On Thu, 2010-01-07 at 10:18 +0000, Wayne Stallwood wrote:
On some makes (even more so with cheaper ones) a completely dead battery will cause the UPS to go into a state were you can't power it up, even some APC's suffer from this, although most modern APC units test the batteries even when on a reliable supply and therefore should have been telling you the batteries were shot for ages.
Interesting.
A basic design for a UPS has a converter that converts mains voltage AC to the correct DC voltage to keep the batteries charged and an inverter that converts that DC voltage back to mains voltage AC, either all the time or when the mains fails[1].

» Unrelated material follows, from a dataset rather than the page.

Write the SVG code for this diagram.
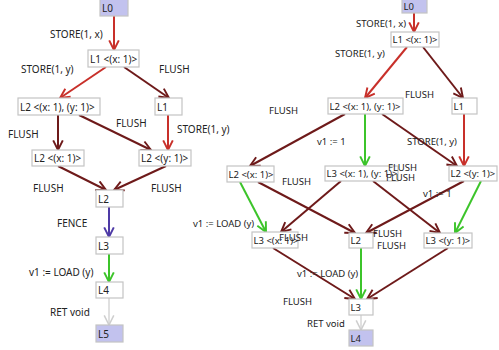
<svg xmlns="http://www.w3.org/2000/svg" width="499" height="350" viewBox="0 0 499 350">
  <style>
    .box { fill: #ffffff; stroke: #c4c4c4; stroke-width: 1.2; }
    .start { fill: #c2c2ee; stroke: #c4c4c4; stroke-width: 1.2; }
    text { font-family: "Noto Sans", "Open Sans", sans-serif; fill: #222222; dominant-baseline: central; }
    .l text { font-size: 10px; }
    .r text { font-size: 9.5px; }
    line { fill: none; }
    .red { stroke: #c8302a; stroke-width: 2; marker-end: url(#a-red); }
    .dark { stroke: #6e1a1a; stroke-width: 2; marker-end: url(#a-dark); }
    .green { stroke: #3cc42a; stroke-width: 2; marker-end: url(#a-green); }
    .fence { stroke: #4e3aa6; stroke-width: 2; marker-end: url(#a-fence); }
    .ret { stroke: #cfcfcf; stroke-width: 1.3; marker-end: url(#a-ret); }
  </style>
  <defs>
    <marker id="a-red" markerUnits="userSpaceOnUse" markerWidth="12" markerHeight="12" refX="9" refY="5" orient="auto" viewBox="0 0 10 10">
      <path d="M1,1 L9,5 L1,9" fill="none" stroke="#c8302a" stroke-width="1.6"/>
    </marker>
    <marker id="a-dark" markerUnits="userSpaceOnUse" markerWidth="12" markerHeight="12" refX="9" refY="5" orient="auto" viewBox="0 0 10 10">
      <path d="M1,1 L9,5 L1,9" fill="none" stroke="#6e1a1a" stroke-width="1.6"/>
    </marker>
    <marker id="a-green" markerUnits="userSpaceOnUse" markerWidth="12" markerHeight="12" refX="9" refY="5" orient="auto" viewBox="0 0 10 10">
      <path d="M1,1 L9,5 L1,9" fill="none" stroke="#3cc42a" stroke-width="1.6"/>
    </marker>
    <marker id="a-fence" markerUnits="userSpaceOnUse" markerWidth="12" markerHeight="12" refX="9" refY="5" orient="auto" viewBox="0 0 10 10">
      <path d="M1,1 L9,5 L1,9" fill="none" stroke="#4e3aa6" stroke-width="1.6"/>
    </marker>
    <marker id="a-ret" markerUnits="userSpaceOnUse" markerWidth="12" markerHeight="12" refX="9" refY="5" orient="auto" viewBox="0 0 10 10">
      <path d="M1,1 L9,5 L1,9" fill="none" stroke="#cfcfcf" stroke-width="1.3"/>
    </marker>
  </defs>

  <rect width="499" height="350" fill="#ffffff"/>

  <!-- connectors -->
  <g id="connectors">
    <!-- left graph -->
    <line class="red" x1="114" y1="16" x2="114" y2="50"/>
    <line class="red" x1="106" y1="67" x2="60" y2="98"/>
    <line class="dark" x1="124" y1="67" x2="169" y2="98"/>
    <line class="dark" x1="58" y1="115" x2="58" y2="150"/>
    <line class="dark" x1="79" y1="115" x2="151" y2="150"/>
    <line class="red" x1="168" y1="115" x2="168" y2="150"/>
    <line class="dark" x1="58" y1="166" x2="106" y2="190"/>
    <line class="dark" x1="166" y1="166" x2="114" y2="190"/>
    <line class="fence" x1="109" y1="207" x2="109" y2="237"/>
    <line class="green" x1="109" y1="254" x2="109" y2="282"/>
    <line class="ret" x1="109" y1="298" x2="109" y2="325"/>
    <!-- right graph -->
    <line class="red" x1="414" y1="13" x2="414" y2="32"/>
    <line class="red" x1="407" y1="47" x2="365" y2="98"/>
    <line class="dark" x1="423" y1="47" x2="463" y2="98"/>
    <line class="dark" x1="345" y1="114" x2="250" y2="166"/>
    <line class="green" x1="365" y1="114" x2="365" y2="166"/>
    <line class="dark" x1="382" y1="114" x2="457" y2="166"/>
    <line class="red" x1="464" y1="114" x2="464" y2="166"/>
    <line class="green" x1="240" y1="182" x2="266" y2="232"/>
    <line class="dark" x1="258" y1="182" x2="355" y2="233"/>
    <line class="dark" x1="341" y1="181" x2="281" y2="232"/>
    <line class="dark" x1="373" y1="181" x2="440" y2="233"/>
    <line class="dark" x1="464" y1="181" x2="366" y2="233"/>
    <line class="green" x1="481" y1="181" x2="455" y2="233"/>
    <line class="dark" x1="273" y1="248" x2="355" y2="299"/>
    <line class="green" x1="361" y1="248" x2="361" y2="299"/>
    <line class="dark" x1="448" y1="248" x2="367" y2="299"/>
    <line class="ret" x1="361" y1="315" x2="361" y2="330"/>
  </g>

  <!-- left graph nodes -->
  <g class="l">
    <g id="a-L0"><rect class="start" x="100" y="-1" width="28" height="17"/><text x="102" y="8">L0</text></g>
    <g id="a-L1x"><rect class="box" x="88" y="50" width="51" height="17"/><text x="90" y="58.5">L1 &lt;(x: 1)&gt;</text></g>
    <g id="a-L2xy"><rect class="box" x="18" y="98" width="82" height="17"/><text x="20" y="106.5">L2 &lt;(x: 1), (y: 1)&gt;</text></g>
    <g id="a-L1"><rect class="box" x="155" y="98" width="27" height="17"/><text x="157" y="106.5">L1</text></g>
    <g id="a-L2x"><rect class="box" x="32" y="150" width="52" height="16"/><text x="34" y="158">L2 &lt;(x: 1)&gt;</text></g>
    <g id="a-L2y"><rect class="box" x="139" y="150" width="52" height="16"/><text x="141" y="158">L2 &lt;(y: 1)&gt;</text></g>
    <g id="a-L2"><rect class="box" x="96" y="190" width="27" height="17"/><text x="98" y="198.5">L2</text></g>
    <g id="a-L3"><rect class="box" x="96" y="237" width="27" height="17"/><text x="98" y="245.5">L3</text></g>
    <g id="a-L4"><rect class="box" x="96" y="282" width="27" height="16"/><text x="98" y="290">L4</text></g>
    <g id="a-L5"><rect class="start" x="96" y="325" width="27" height="17"/><text x="98" y="333.5">L5</text></g>
  </g>

  <!-- right graph nodes -->
  <g class="r">
    <g id="b-L0"><rect class="start" x="402" y="-1" width="25" height="14"/><text x="403.5" y="6">L0</text></g>
    <g id="b-L1x"><rect class="box" x="391" y="32" width="48" height="15"/><text x="392.5" y="39.5">L1 &lt;(x: 1)&gt;</text></g>
    <g id="b-L2xy"><rect class="box" x="328" y="98" width="75" height="16"/><text x="329.5" y="106">L2 &lt;(x: 1), (y: 1)&gt;</text></g>
    <g id="b-L1"><rect class="box" x="452" y="98" width="25" height="16"/><text x="453.5" y="106">L1</text></g>
    <g id="b-L2x"><rect class="box" x="227" y="166" width="47" height="16"/><text x="228.5" y="174">L2 &lt;(x: 1)&gt;</text></g>
    <g id="b-L3xy"><rect class="box" x="325" y="166" width="73" height="15"/><text x="326.5" y="173.5">L3 &lt;(x: 1), (y: 1)&gt;</text></g>
    <g id="b-L2y"><rect class="box" x="449" y="166" width="48" height="15"/><text x="450.5" y="173.5">L2 &lt;(y: 1)&gt;</text></g>
    <g id="b-L3x"><rect class="box" x="252" y="232" width="46" height="16"/><text x="253.5" y="240">L3 &lt;(x: 1)&gt;</text></g>
    <g id="b-L2"><rect class="box" x="349" y="233" width="24" height="15"/><text x="350.5" y="240.5">L2</text></g>
    <g id="b-L3y"><rect class="box" x="424" y="233" width="48" height="15"/><text x="425.5" y="240.5">L3 &lt;(y: 1)&gt;</text></g>
    <g id="b-L3"><rect class="box" x="349" y="299" width="24" height="16"/><text x="350.5" y="307">L3</text></g>
    <g id="b-L4"><rect class="start" x="349" y="330" width="24" height="16"/><text x="350.5" y="338">L4</text></g>
  </g>

  <!-- connector labels -->
  <g id="edge-labels">
    <g class="l">
      <text x="50" y="34">STORE(1, x)</text>
      <text x="21" y="69">STORE(1, y)</text>
      <text x="159" y="69">FLUSH</text>
      <text x="8" y="134">FLUSH</text>
      <text x="116" y="123">FLUSH</text>
      <text x="177" y="129">STORE(1, y)</text>
      <text x="33" y="188">FLUSH</text>
      <text x="151" y="188">FLUSH</text>
      <text x="57" y="223">FENCE</text>
      <text x="29" y="272">v1 := LOAD (y)</text>
      <text x="50" y="312">RET void</text>
    </g>
    <g class="r">
      <text x="356" y="23">STORE(1, x)</text>
      <text x="335" y="53">STORE(1, y)</text>
      <text x="405" y="94">FLUSH</text>
      <text x="269" y="110">FLUSH</text>
      <text x="317" y="141">v1 := 1</text>
      <text x="407" y="141">STORE(1, y)</text>
      <text x="388" y="167">FLUSH</text>
      <text x="386" y="177">FLUSH</text>
      <text x="282" y="181">FLUSH</text>
      <text x="423" y="193">v1 := 1</text>
      <text x="193" y="223">v1 := LOAD (y)</text>
      <text x="279" y="237">FLUSH</text>
      <text x="373" y="233">FLUSH</text>
      <text x="377" y="245">FLUSH</text>
      <text x="297" y="273">v1 := LOAD (y)</text>
      <text x="283" y="301">FLUSH</text>
      <text x="307" y="323">RET void</text>
    </g>
  </g>
</svg>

In a modern unit I would expect both the converters to be switch mode designs and, from what I remember, one of the difficulties of switch mode PSU design is that one generally wants the control electronics powered from the low voltage DC which isn't available until the unit has started up thus necessitating some extra components for a "startup mode". My guess is that in the case of those cheap UPSs they miss out the extra components and use the battery to power the control electronics until the input SMPS has got going in which case if the battery is dead it won't start.
Reading some articles I found on Google it seems the batteries are generally regarded as the weakest link and, if the point at which one finds the UPS is broken is when it fails to take over when the mains fails this makes this even more likely.
Steve.
[1] There are also some delta conversion units where the inverter can be used to top-up the mains rather than completely replace it.